The odd couple…

One of the things that interests me for my own historical fiction is incorporating the more unusual snippets of facts that are known of real figures from the history of the period.

For example, Jean Bernadotte who rose from fire-breathing revolutionary, joining the army as a private, to become Marshal of the Empire and then King of Sweden had a tattoo on his arm that read “Death to kings”…. It would prove embarrassing later in life!

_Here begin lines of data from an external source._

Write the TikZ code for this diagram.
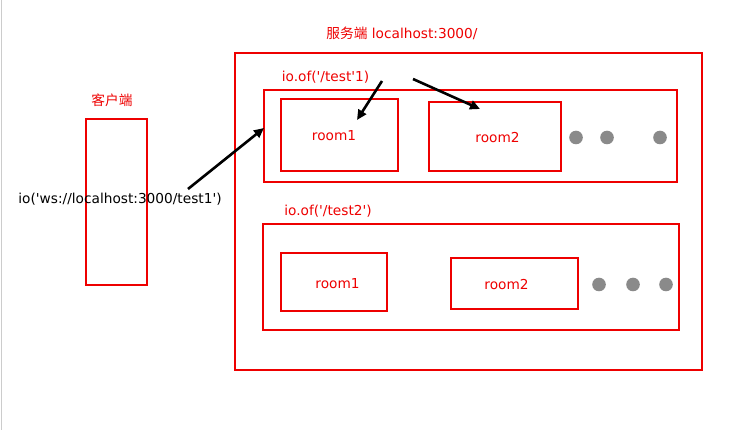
\documentclass[tikz,border=0pt]{standalone}
\usepackage{fontspec}
\newfontfamily\latinfont{DejaVu Sans}
\newfontfamily\cjk{Noto Sans CJK SC}
\usetikzlibrary{arrows.meta}

\definecolor{boxred}{RGB}{238,0,0}
\definecolor{dotgray}{RGB}{138,138,138}

\begin{document}
\begin{tikzpicture}[
    x=1pt, y=-1pt,
    every node/.style={font=\latinfont\fontsize{13.7}{16}\selectfont},
    box/.style={draw=boxred, line width=2pt, inner sep=0pt, outer sep=0pt},
    lbl/.style={text=boxred, inner sep=0pt},
    conn/.style={line width=2.6pt, -{Triangle[length=10pt, width=9pt]}}
]
    \useasboundingbox (0,0) rectangle (740,430);
    \draw[black!20, line width=1pt] (1.5,0) -- (1.5,430);

    % client side
    \node[box, minimum width=61pt, minimum height=166pt] (client) at (116.5,202) {};
    \node[lbl] (clientname) at (112,100) {\cjk 客户端};
    \node[inner sep=0pt] (url) at (120,199) {io('ws://localhost:3000/test1')};

    % server side
    \node[box, minimum width=467pt, minimum height=317pt] (server) at (468.5,211.5) {};
    \node[lbl] (servername) at (402,33) {{\cjk 服务端} localhost:3000/};

    \node[box, minimum width=413pt, minimum height=92pt] (ns1) at (470.5,136) {};
    \node[lbl] (ns1name) at (325.5,77) {io.of('/test'1)};
    \node[box, minimum width=117pt, minimum height=72pt,
        label={[lbl, xshift=-5.5pt, yshift=-1pt]center:room1}] (r11) at (339.5,135) {};
    \node[box, minimum width=132pt, minimum height=69pt,
        label={[lbl, xshift=2.5pt, yshift=-1.5pt]center:room2}] (r12) at (495,136.5) {};

    \node[box, minimum width=416pt, minimum height=106pt] (ns2) at (471,277) {};
    \node[lbl] (ns2name) at (328,211) {io.of('/test2')};
    \node[box, minimum width=106pt, minimum height=58pt,
        label={[lbl, xshift=3.5pt, yshift=-2pt]center:room1}] (r21) at (334,282) {};
    \node[box, minimum width=127pt, minimum height=51pt,
        label={[lbl, xshift=-8pt, yshift=-1.5pt]center:room2}] (r22) at (514.5,283.5) {};

    \foreach \x in {576, 607, 660} {
        \fill[dotgray] (\x,137.5) circle (6.8pt);
    }
    \foreach \x in {599, 633, 666} {
        \fill[dotgray] (\x,284.5) circle (6.8pt);
    }

    % connections
    \coordinate (c1) at (188,189);
    \coordinate (c2) at (382,81);
    \coordinate (c3) at (413,79);
    \coordinate (t2) at (357,120);
    \coordinate (t3) at (480,109);
    \draw[conn] (c1) -- ([yshift=8pt]ns1.west);
    \draw[conn] (c2) -- (t2);
    \draw[conn] (c3) -- (t3);
\end{tikzpicture}
\end{document}
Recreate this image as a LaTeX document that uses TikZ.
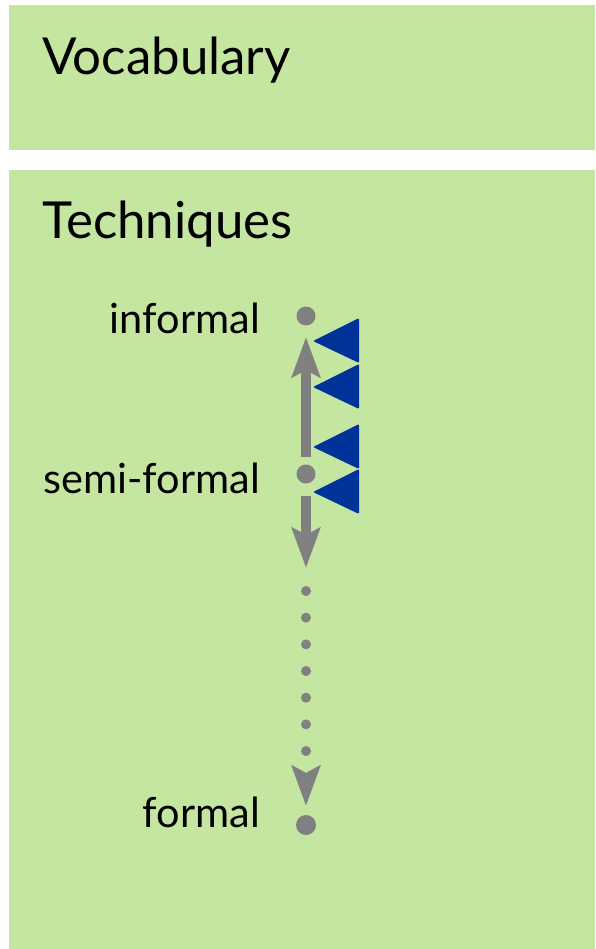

Or André Masséna who took campaigning with him in Spain his latest mistress, an eighteen year old ballet dancer from the Paris Opera, for whom he had especially fetching hussar uniforms made.

lannes goethe

Or this one which I will definitely be using, relating to my favourite of Napoleon’s Marshals, Jean Lannes (above left). He was a no nonsense fighting general, always leading from the front, brave to the point of recklessness and with a temper that could raise blisters on granite. From poor working class stock in Gascony his education was rough and ready and his language choice at best; the language of the barrack room rather than the ballroom, and certainly not of the intellectual salons of Paris.

Yet, after the French victory at Jena in 1806, when French troops poured into the city of Weimar, chasing the retreating Prussian army it was none other than our Lannes who came to the aide of the poet Goethe (above right) who lived in the city. Fearful that the rampaging troops would destroy his library he sought protection from the French commanders in the city. None of them paid him any attention until Lannes heard of it whereupon he stationed guards around Goethe’s house to prevent it being pillaged. The writer invited Lannes to dine with him as a token of thanks and perhaps the attraction of opposites somehow came into play because the two thereafter became friends. I can only imagine that their conversation must have been really quite strange.